## begin Entries shown
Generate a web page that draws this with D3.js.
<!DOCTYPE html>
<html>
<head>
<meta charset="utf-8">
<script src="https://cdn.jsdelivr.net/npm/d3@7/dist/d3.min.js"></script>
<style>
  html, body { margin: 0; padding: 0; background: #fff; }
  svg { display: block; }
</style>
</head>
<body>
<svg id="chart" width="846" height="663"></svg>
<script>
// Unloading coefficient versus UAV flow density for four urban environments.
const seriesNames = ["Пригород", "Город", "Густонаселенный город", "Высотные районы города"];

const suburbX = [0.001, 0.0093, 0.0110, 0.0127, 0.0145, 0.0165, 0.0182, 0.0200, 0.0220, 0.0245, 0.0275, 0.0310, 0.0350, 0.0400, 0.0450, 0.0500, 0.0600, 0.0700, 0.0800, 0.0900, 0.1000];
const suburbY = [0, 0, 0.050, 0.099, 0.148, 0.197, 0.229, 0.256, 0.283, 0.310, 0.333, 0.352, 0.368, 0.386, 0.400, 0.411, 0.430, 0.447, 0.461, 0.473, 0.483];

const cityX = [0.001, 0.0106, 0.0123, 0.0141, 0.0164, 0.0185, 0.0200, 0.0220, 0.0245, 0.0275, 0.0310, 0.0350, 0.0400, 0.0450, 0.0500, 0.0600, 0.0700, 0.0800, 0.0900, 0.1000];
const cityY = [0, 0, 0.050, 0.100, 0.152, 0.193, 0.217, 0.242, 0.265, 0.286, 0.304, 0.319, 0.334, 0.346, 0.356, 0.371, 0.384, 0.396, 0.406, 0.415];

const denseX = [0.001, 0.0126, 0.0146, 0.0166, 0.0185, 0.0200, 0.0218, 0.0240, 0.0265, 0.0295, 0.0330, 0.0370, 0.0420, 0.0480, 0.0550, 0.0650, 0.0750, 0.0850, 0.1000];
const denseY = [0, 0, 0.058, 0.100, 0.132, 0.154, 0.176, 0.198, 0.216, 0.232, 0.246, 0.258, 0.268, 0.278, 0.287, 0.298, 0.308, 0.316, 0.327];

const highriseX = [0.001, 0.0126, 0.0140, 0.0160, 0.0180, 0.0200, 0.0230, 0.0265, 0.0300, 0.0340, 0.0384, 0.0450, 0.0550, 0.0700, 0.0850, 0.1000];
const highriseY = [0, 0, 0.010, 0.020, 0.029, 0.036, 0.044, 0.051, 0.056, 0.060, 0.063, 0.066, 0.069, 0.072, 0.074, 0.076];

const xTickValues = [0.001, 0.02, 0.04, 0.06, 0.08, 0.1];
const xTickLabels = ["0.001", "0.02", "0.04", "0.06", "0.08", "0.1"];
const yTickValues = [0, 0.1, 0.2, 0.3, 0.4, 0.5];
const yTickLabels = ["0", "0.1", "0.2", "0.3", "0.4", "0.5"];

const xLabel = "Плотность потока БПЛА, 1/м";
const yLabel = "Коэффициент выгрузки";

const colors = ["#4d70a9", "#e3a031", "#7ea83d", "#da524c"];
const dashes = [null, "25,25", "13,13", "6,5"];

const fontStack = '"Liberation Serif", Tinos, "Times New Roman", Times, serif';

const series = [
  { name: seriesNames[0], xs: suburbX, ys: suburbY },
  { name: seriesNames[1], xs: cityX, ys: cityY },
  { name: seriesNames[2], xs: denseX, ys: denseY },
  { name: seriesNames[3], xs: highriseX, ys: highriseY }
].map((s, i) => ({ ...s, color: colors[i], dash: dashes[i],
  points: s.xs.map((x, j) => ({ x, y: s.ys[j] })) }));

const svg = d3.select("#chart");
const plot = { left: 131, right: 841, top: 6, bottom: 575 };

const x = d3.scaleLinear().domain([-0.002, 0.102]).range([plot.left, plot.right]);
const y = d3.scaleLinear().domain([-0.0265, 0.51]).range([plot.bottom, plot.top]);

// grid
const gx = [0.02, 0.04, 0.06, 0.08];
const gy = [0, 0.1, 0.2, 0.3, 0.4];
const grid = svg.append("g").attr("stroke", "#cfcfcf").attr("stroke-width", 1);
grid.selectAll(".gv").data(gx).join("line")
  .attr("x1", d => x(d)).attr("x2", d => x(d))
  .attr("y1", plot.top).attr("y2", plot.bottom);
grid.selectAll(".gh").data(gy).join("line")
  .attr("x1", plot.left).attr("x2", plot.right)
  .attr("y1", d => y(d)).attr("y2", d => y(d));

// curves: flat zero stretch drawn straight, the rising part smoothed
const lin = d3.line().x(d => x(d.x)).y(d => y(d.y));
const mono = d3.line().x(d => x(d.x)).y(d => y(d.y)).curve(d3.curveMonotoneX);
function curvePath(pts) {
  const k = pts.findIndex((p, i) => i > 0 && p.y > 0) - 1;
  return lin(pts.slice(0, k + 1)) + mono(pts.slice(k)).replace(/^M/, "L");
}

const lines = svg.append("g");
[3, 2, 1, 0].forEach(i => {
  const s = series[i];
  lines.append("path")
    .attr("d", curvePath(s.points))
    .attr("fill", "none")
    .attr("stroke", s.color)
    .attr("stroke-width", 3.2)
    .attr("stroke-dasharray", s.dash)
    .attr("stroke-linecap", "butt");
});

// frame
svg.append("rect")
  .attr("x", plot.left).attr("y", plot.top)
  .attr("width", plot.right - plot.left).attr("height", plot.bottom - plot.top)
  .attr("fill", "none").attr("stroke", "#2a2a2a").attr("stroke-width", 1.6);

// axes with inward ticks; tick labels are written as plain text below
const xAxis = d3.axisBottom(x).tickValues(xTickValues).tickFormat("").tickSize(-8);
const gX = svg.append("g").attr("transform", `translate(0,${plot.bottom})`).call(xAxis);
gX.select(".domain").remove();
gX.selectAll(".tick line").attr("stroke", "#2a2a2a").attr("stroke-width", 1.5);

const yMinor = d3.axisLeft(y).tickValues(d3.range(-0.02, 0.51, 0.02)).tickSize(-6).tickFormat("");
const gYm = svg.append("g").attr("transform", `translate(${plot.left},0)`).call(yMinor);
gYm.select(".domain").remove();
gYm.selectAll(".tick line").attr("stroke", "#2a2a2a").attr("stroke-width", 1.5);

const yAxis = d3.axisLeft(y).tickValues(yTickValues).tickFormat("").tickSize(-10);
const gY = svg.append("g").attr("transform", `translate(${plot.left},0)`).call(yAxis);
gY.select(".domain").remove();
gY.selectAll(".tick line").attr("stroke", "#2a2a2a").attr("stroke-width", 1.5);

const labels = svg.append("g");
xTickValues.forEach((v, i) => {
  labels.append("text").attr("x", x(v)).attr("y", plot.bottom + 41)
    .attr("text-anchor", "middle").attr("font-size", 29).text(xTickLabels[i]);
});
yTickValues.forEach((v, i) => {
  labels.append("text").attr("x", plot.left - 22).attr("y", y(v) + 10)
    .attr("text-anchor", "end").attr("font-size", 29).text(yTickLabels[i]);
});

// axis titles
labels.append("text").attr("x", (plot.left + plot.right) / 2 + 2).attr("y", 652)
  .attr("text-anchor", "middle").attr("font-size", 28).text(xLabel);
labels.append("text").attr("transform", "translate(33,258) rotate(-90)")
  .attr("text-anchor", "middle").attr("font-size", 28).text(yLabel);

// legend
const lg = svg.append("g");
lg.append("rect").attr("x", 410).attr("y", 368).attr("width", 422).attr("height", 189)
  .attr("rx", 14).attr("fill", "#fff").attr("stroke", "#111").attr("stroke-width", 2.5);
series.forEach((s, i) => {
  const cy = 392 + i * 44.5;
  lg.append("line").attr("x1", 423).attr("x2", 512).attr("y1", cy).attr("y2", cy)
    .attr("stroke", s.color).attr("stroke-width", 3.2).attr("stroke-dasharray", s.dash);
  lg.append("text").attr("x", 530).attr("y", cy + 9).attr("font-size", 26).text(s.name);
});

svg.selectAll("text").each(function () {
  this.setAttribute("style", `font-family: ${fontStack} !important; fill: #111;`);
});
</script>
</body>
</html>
## end Entries shown
## begin Entries shown
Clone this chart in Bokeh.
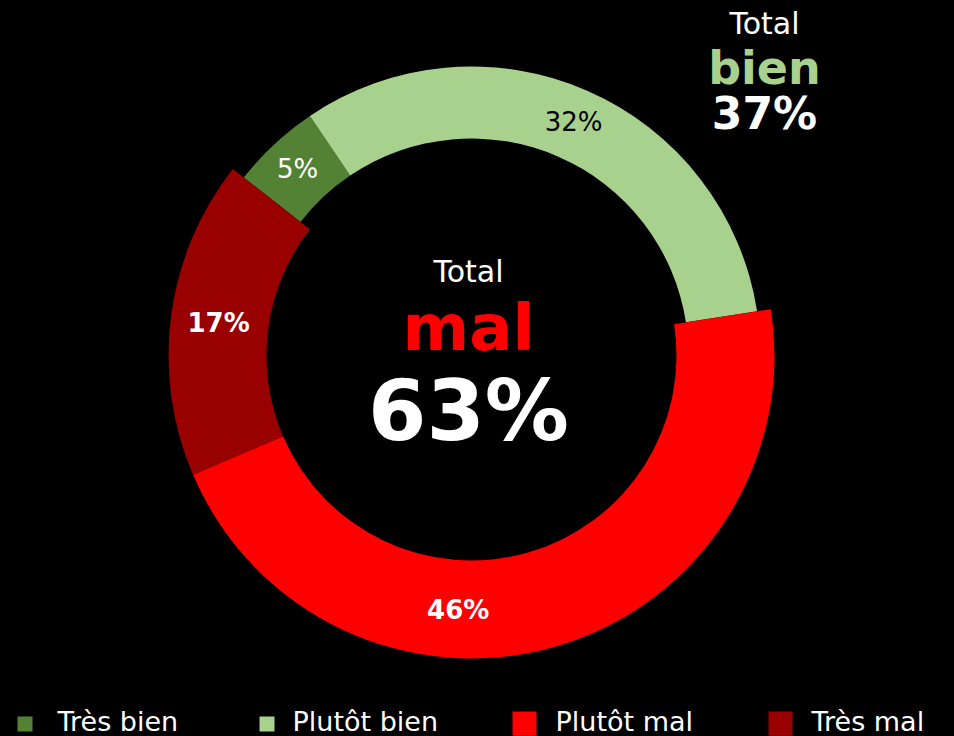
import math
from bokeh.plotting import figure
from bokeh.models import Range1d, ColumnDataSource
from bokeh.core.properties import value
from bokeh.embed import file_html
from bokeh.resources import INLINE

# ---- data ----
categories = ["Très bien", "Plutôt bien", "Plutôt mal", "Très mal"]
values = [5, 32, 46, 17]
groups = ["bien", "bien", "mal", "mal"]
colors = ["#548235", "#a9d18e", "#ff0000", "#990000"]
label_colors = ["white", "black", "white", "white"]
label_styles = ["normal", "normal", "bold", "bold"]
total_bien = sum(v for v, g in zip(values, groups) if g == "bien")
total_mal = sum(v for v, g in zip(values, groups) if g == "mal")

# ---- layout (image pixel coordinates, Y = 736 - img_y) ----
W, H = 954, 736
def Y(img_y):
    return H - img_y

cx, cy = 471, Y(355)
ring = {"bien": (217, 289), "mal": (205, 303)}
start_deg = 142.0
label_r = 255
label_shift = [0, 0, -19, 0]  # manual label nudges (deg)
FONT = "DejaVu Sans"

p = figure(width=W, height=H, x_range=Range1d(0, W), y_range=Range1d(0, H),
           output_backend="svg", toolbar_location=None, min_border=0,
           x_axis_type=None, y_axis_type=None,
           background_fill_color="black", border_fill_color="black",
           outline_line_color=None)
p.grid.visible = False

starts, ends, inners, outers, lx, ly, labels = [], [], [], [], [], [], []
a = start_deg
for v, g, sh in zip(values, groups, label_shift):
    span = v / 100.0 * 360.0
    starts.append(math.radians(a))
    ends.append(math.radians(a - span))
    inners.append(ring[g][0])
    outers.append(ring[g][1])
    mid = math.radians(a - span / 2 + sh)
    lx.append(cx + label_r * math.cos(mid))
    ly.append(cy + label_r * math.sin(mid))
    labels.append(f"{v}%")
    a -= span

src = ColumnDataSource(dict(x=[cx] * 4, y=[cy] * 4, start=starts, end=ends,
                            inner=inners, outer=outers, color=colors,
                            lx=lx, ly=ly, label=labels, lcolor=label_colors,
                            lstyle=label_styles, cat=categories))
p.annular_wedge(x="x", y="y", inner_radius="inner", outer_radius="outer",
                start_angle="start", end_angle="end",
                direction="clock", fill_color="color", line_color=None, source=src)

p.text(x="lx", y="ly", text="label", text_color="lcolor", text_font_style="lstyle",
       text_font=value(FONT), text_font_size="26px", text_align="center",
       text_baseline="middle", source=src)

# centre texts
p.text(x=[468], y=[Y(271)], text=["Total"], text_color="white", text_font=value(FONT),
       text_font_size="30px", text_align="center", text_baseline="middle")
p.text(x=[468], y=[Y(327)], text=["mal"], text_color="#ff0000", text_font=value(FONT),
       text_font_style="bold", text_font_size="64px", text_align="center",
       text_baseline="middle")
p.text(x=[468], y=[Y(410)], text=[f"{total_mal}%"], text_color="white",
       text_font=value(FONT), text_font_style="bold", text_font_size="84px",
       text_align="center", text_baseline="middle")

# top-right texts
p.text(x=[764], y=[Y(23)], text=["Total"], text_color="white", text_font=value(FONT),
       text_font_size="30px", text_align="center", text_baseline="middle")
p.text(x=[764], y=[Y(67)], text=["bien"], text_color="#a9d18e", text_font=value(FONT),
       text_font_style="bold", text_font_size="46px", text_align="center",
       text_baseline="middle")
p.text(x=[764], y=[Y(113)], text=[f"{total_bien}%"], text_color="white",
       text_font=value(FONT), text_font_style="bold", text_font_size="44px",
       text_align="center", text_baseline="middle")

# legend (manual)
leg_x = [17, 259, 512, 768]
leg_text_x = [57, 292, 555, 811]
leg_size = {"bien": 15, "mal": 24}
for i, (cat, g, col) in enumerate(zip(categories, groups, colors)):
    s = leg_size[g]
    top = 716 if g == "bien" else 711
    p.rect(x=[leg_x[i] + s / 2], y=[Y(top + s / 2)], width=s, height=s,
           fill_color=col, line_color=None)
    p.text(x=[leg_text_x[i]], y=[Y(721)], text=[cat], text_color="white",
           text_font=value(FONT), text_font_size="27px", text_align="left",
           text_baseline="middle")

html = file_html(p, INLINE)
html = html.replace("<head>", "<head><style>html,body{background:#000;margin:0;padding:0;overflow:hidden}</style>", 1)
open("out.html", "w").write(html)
## end Entries shown
Work to do:
Set down exactly the lines above, from the line containing "Clone this chart in Bokeh." through the line containing "return H - img_y". Skip the pictures.

Task result:
Clone this chart in Bokeh.
import math
from bokeh.plotting import figure
from bokeh.models import Range1d, ColumnDataSource
from bokeh.core.properties import value
from bokeh.embed import file_html
from bokeh.resources import INLINE

# ---- data ----
categories = ["Très bien", "Plutôt bien", "Plutôt mal", "Très mal"]
values = [5, 32, 46, 17]
groups = ["bien", "bien", "mal", "mal"]
colors = ["#548235", "#a9d18e", "#ff0000", "#990000"]
label_colors = ["white", "black", "white", "white"]
label_styles = ["normal", "normal", "bold", "bold"]
total_bien = sum(v for v, g in zip(values, groups) if g == "bien")
total_mal = sum(v for v, g in zip(values, groups) if g == "mal")

# ---- layout (image pixel coordinates, Y = 736 - img_y) ----
W, H = 954, 736
def Y(img_y):
    return H - img_y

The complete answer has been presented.